● **GOAL**
Set down each line of the data below exactly as it stands, dropping the pictures.

● **EXERCISE MATERIALS**
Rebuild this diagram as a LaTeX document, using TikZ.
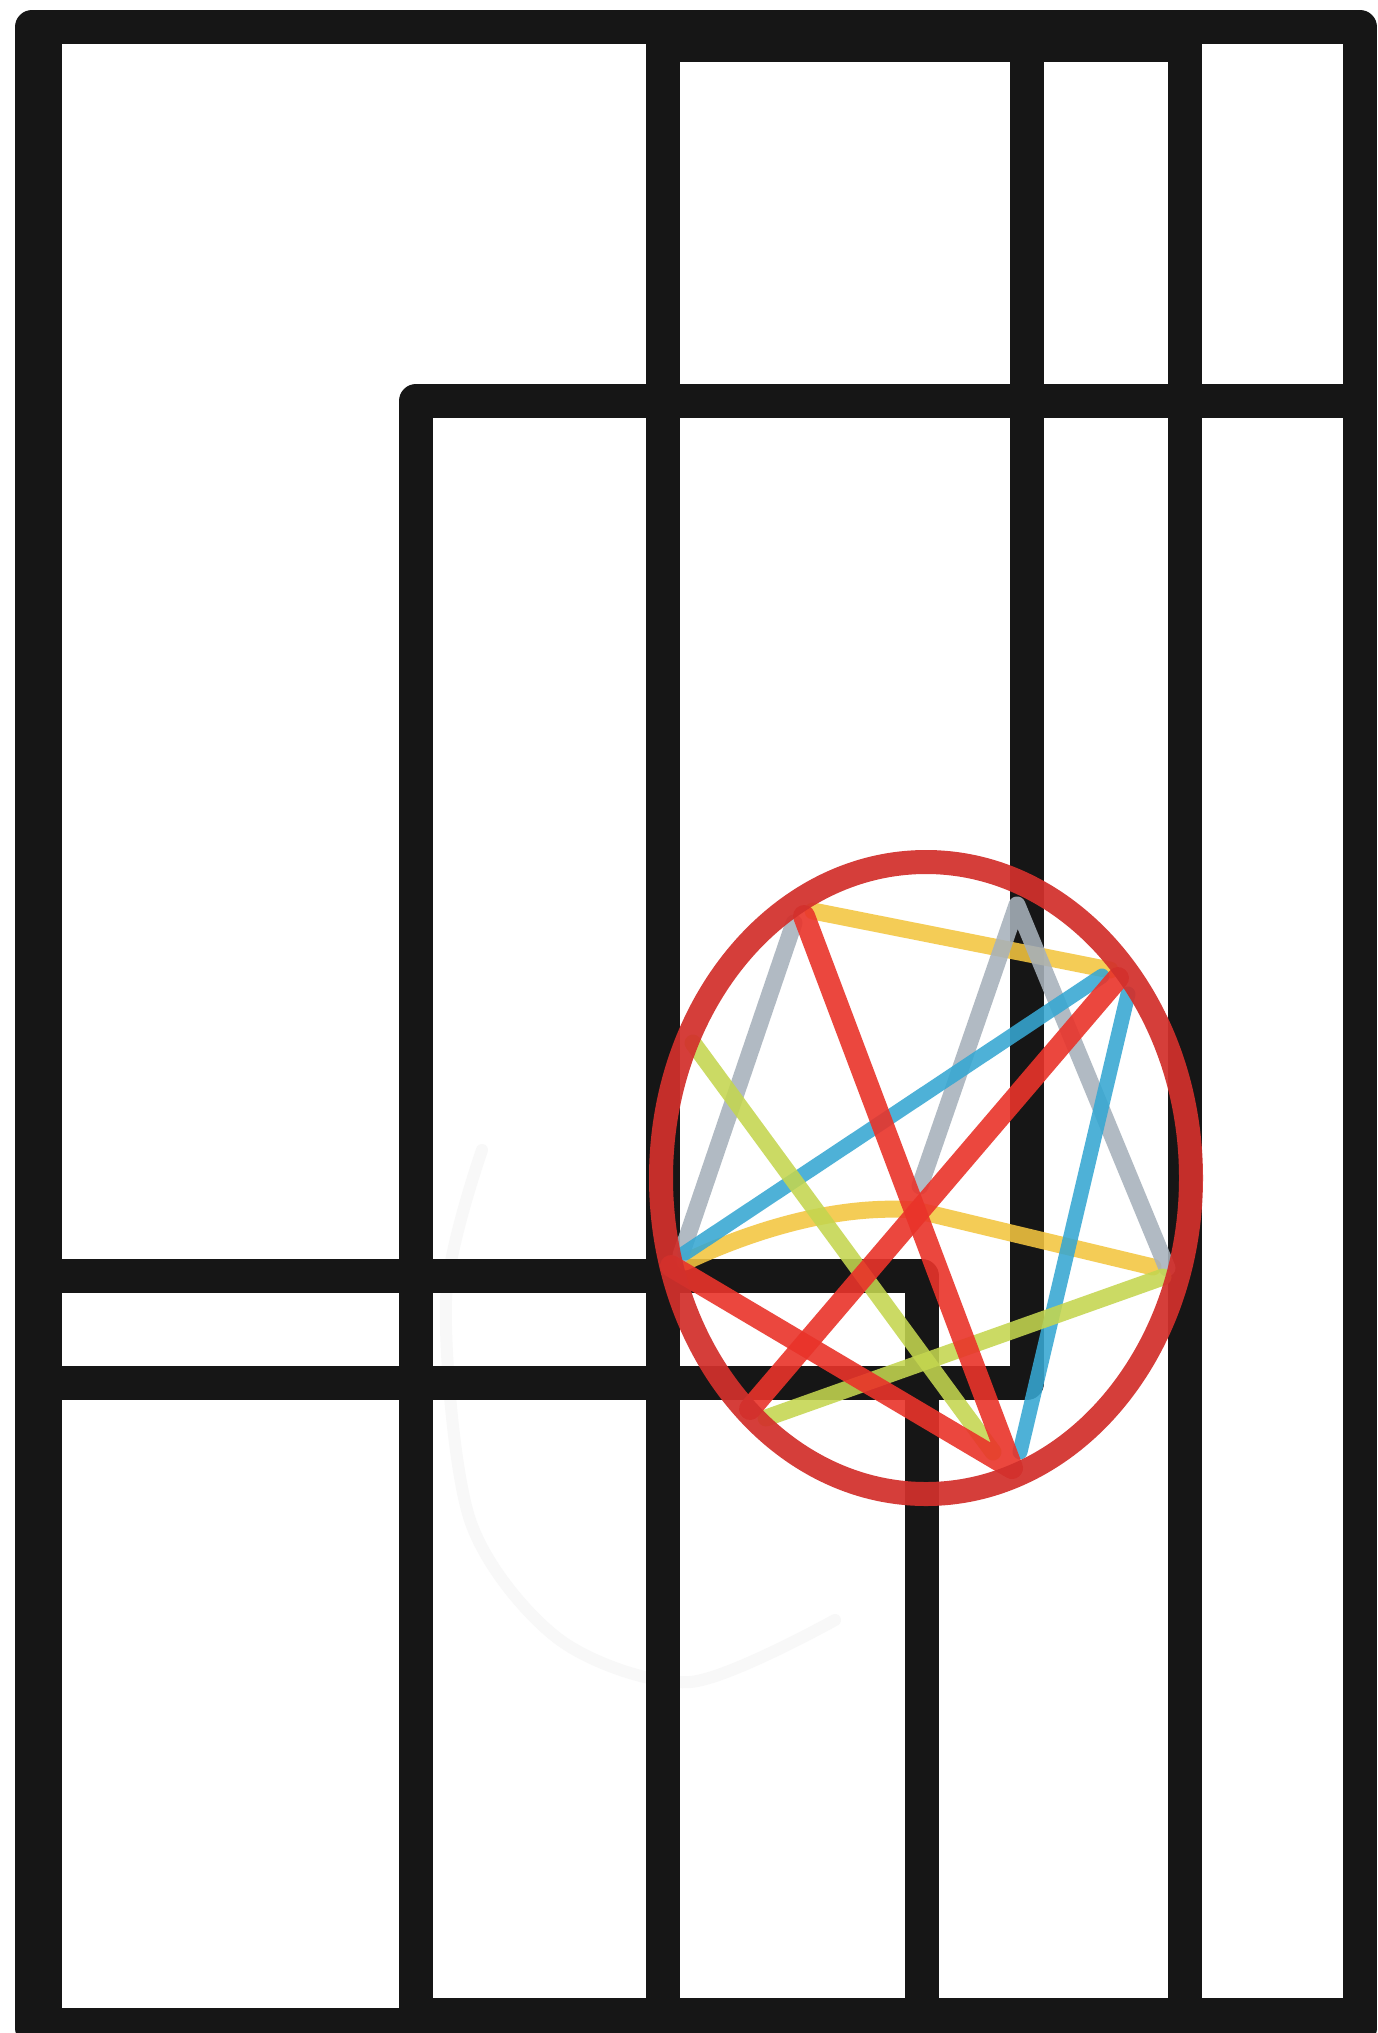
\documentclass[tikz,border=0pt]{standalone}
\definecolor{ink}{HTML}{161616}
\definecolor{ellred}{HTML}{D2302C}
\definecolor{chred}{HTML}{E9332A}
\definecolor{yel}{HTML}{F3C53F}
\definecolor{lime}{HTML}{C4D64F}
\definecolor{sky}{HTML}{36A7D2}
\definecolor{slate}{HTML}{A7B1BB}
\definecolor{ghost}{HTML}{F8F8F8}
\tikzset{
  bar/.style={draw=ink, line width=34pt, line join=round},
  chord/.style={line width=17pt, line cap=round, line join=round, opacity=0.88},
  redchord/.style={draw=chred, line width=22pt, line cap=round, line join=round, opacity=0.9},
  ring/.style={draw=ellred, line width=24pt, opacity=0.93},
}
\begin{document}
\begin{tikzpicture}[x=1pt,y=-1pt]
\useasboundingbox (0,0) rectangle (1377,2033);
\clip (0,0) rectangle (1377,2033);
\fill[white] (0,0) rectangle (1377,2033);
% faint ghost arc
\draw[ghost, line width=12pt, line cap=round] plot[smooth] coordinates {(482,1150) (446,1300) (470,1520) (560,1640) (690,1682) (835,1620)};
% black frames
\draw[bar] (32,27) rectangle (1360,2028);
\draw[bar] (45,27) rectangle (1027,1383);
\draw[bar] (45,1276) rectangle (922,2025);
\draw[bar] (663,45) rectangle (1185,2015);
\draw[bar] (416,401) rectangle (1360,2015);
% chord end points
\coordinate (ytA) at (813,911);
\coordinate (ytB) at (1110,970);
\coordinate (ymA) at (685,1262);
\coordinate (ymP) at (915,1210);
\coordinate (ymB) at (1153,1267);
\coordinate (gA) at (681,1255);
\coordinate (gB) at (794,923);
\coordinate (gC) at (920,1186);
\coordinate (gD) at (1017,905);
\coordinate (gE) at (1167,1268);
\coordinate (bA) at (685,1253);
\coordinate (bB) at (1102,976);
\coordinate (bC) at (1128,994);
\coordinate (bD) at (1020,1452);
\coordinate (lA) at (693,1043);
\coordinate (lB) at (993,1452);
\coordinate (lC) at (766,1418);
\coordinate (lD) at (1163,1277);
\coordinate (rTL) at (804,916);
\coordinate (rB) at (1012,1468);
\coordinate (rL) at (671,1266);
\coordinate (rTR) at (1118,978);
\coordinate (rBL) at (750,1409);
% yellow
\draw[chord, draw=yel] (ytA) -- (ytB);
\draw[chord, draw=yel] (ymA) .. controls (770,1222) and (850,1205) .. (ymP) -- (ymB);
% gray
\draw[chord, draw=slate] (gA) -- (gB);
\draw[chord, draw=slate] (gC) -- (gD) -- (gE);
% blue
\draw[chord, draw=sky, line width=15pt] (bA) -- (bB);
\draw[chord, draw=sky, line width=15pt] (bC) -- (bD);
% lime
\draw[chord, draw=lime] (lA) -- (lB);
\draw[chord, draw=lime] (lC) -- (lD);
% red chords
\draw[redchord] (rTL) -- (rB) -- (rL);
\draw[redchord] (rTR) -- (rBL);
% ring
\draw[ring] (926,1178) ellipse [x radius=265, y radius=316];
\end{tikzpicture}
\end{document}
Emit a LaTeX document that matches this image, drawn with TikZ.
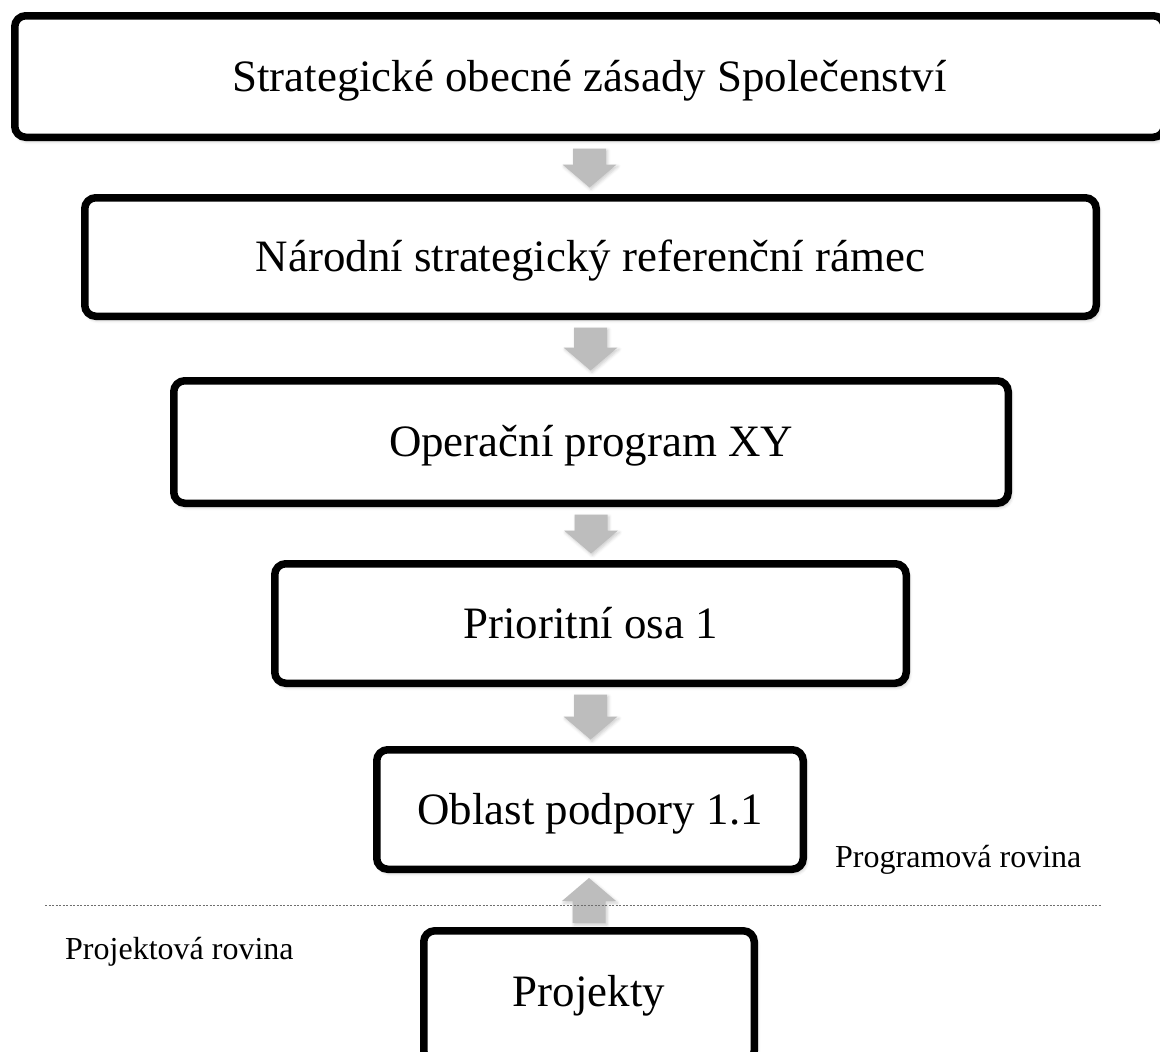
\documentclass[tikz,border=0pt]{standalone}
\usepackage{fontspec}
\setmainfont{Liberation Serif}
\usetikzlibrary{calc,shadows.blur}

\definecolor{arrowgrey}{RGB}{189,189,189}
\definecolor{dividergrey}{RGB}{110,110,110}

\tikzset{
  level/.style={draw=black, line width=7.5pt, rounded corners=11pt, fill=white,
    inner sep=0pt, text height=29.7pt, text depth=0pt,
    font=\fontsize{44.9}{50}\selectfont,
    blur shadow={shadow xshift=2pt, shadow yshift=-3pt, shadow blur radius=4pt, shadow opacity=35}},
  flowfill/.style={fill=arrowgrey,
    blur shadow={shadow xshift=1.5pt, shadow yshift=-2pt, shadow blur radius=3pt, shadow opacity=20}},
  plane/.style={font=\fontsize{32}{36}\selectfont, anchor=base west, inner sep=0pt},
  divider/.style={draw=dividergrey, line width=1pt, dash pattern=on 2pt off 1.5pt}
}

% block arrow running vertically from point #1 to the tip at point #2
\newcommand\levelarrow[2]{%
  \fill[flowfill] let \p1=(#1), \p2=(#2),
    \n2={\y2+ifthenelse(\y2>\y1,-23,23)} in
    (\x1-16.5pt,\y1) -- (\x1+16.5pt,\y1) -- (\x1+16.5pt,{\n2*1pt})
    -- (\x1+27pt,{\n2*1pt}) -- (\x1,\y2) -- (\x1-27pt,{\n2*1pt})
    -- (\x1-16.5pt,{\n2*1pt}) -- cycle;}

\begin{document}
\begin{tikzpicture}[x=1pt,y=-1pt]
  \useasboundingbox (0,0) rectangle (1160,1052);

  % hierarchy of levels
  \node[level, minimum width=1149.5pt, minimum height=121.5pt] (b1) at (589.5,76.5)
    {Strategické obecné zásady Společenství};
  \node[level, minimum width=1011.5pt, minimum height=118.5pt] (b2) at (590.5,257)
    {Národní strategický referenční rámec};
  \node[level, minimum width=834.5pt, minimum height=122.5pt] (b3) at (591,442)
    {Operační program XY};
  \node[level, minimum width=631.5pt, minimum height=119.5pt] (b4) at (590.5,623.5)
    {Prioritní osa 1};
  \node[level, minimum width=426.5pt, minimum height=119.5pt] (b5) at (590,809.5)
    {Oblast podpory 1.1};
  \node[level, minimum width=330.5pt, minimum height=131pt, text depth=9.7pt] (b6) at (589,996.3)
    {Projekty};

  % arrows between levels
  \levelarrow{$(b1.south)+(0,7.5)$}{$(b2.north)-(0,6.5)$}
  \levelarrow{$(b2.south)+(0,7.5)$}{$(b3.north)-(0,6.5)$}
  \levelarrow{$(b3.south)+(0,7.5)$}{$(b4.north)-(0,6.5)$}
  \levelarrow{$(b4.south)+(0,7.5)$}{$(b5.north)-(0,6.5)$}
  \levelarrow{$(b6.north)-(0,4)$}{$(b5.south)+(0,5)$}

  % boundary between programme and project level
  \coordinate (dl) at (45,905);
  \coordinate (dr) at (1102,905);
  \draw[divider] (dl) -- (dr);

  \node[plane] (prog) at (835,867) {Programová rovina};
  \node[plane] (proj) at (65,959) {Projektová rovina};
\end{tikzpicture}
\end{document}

● **REPLY TO THE TASK**
Rebuild this diagram as a LaTeX document, using TikZ.
\documentclass[tikz,border=0pt]{standalone}
\definecolor{ink}{HTML}{161616}
\definecolor{ellred}{HTML}{D2302C}
\definecolor{chred}{HTML}{E9332A}
\definecolor{yel}{HTML}{F3C53F}
\definecolor{lime}{HTML}{C4D64F}
\definecolor{sky}{HTML}{36A7D2}
\definecolor{slate}{HTML}{A7B1BB}
\definecolor{ghost}{HTML}{F8F8F8}
\tikzset{
  bar/.style={draw=ink, line width=34pt, line join=round},
  chord/.style={line width=17pt, line cap=round, line join=round, opacity=0.88},
  redchord/.style={draw=chred, line width=22pt, line cap=round, line join=round, opacity=0.9},
  ring/.style={draw=ellred, line width=24pt, opacity=0.93},
}
\begin{document}
\begin{tikzpicture}[x=1pt,y=-1pt]
\useasboundingbox (0,0) rectangle (1377,2033);
\clip (0,0) rectangle (1377,2033);
\fill[white] (0,0) rectangle (1377,2033);
% faint ghost arc
\draw[ghost, line width=12pt, line cap=round] plot[smooth] coordinates {(482,1150) (446,1300) (470,1520) (560,1640) (690,1682) (835,1620)};
% black frames
\draw[bar] (32,27) rectangle (1360,2028);
\draw[bar] (45,27) rectangle (1027,1383);
\draw[bar] (45,1276) rectangle (922,2025);
\draw[bar] (663,45) rectangle (1185,2015);
\draw[bar] (416,401) rectangle (1360,2015);
% chord end points
\coordinate (ytA) at (813,911);
\coordinate (ytB) at (1110,970);
\coordinate (ymA) at (685,1262);
\coordinate (ymP) at (915,1210);
\coordinate (ymB) at (1153,1267);
\coordinate (gA) at (681,1255);
\coordinate (gB) at (794,923);
\coordinate (gC) at (920,1186);
\coordinate (gD) at (1017,905);
\coordinate (gE) at (1167,1268);
\coordinate (bA) at (685,1253);
\coordinate (bB) at (1102,976);
\coordinate (bC) at (1128,994);
\coordinate (bD) at (1020,1452);
\coordinate (lA) at (693,1043);
\coordinate (lB) at (993,1452);
\coordinate (lC) at (766,1418);
\coordinate (lD) at (1163,1277);
\coordinate (rTL) at (804,916);
\coordinate (rB) at (1012,1468);
\coordinate (rL) at (671,1266);
\coordinate (rTR) at (1118,978);
\coordinate (rBL) at (750,1409);
% yellow
\draw[chord, draw=yel] (ytA) -- (ytB);
\draw[chord, draw=yel] (ymA) .. controls (770,1222) and (850,1205) .. (ymP) -- (ymB);
% gray
\draw[chord, draw=slate] (gA) -- (gB);
\draw[chord, draw=slate] (gC) -- (gD) -- (gE);
% blue
\draw[chord, draw=sky, line width=15pt] (bA) -- (bB);
\draw[chord, draw=sky, line width=15pt] (bC) -- (bD);
% lime
\draw[chord, draw=lime] (lA) -- (lB);
\draw[chord, draw=lime] (lC) -- (lD);
% red chords
\draw[redchord] (rTL) -- (rB) -- (rL);
\draw[redchord] (rTR) -- (rBL);
% ring
\draw[ring] (926,1178) ellipse [x radius=265, y radius=316];
\end{tikzpicture}
\end{document}
Emit a LaTeX document that matches this image, drawn with TikZ.
\documentclass[tikz,border=0pt]{standalone}
\usepackage{fontspec}
\setmainfont{Liberation Serif}
\usetikzlibrary{calc,shadows.blur}

\definecolor{arrowgrey}{RGB}{189,189,189}
\definecolor{dividergrey}{RGB}{110,110,110}

\tikzset{
  level/.style={draw=black, line width=7.5pt, rounded corners=11pt, fill=white,
    inner sep=0pt, text height=29.7pt, text depth=0pt,
    font=\fontsize{44.9}{50}\selectfont,
    blur shadow={shadow xshift=2pt, shadow yshift=-3pt, shadow blur radius=4pt, shadow opacity=35}},
  flowfill/.style={fill=arrowgrey,
    blur shadow={shadow xshift=1.5pt, shadow yshift=-2pt, shadow blur radius=3pt, shadow opacity=20}},
  plane/.style={font=\fontsize{32}{36}\selectfont, anchor=base west, inner sep=0pt},
  divider/.style={draw=dividergrey, line width=1pt, dash pattern=on 2pt off 1.5pt}
}

% block arrow running vertically from point #1 to the tip at point #2
\newcommand\levelarrow[2]{%
  \fill[flowfill] let \p1=(#1), \p2=(#2),
    \n2={\y2+ifthenelse(\y2>\y1,-23,23)} in
    (\x1-16.5pt,\y1) -- (\x1+16.5pt,\y1) -- (\x1+16.5pt,{\n2*1pt})
    -- (\x1+27pt,{\n2*1pt}) -- (\x1,\y2) -- (\x1-27pt,{\n2*1pt})
    -- (\x1-16.5pt,{\n2*1pt}) -- cycle;}

\begin{document}
\begin{tikzpicture}[x=1pt,y=-1pt]
  \useasboundingbox (0,0) rectangle (1160,1052);

  % hierarchy of levels
  \node[level, minimum width=1149.5pt, minimum height=121.5pt] (b1) at (589.5,76.5)
    {Strategické obecné zásady Společenství};
  \node[level, minimum width=1011.5pt, minimum height=118.5pt] (b2) at (590.5,257)
    {Národní strategický referenční rámec};
  \node[level, minimum width=834.5pt, minimum height=122.5pt] (b3) at (591,442)
    {Operační program XY};
  \node[level, minimum width=631.5pt, minimum height=119.5pt] (b4) at (590.5,623.5)
    {Prioritní osa 1};
  \node[level, minimum width=426.5pt, minimum height=119.5pt] (b5) at (590,809.5)
    {Oblast podpory 1.1};
  \node[level, minimum width=330.5pt, minimum height=131pt, text depth=9.7pt] (b6) at (589,996.3)
    {Projekty};

  % arrows between levels
  \levelarrow{$(b1.south)+(0,7.5)$}{$(b2.north)-(0,6.5)$}
  \levelarrow{$(b2.south)+(0,7.5)$}{$(b3.north)-(0,6.5)$}
  \levelarrow{$(b3.south)+(0,7.5)$}{$(b4.north)-(0,6.5)$}
  \levelarrow{$(b4.south)+(0,7.5)$}{$(b5.north)-(0,6.5)$}
  \levelarrow{$(b6.north)-(0,4)$}{$(b5.south)+(0,5)$}

  % boundary between programme and project level
  \coordinate (dl) at (45,905);
  \coordinate (dr) at (1102,905);
  \draw[divider] (dl) -- (dr);

  \node[plane] (prog) at (835,867) {Programová rovina};
  \node[plane] (proj) at (65,959) {Projektová rovina};
\end{tikzpicture}
\end{document}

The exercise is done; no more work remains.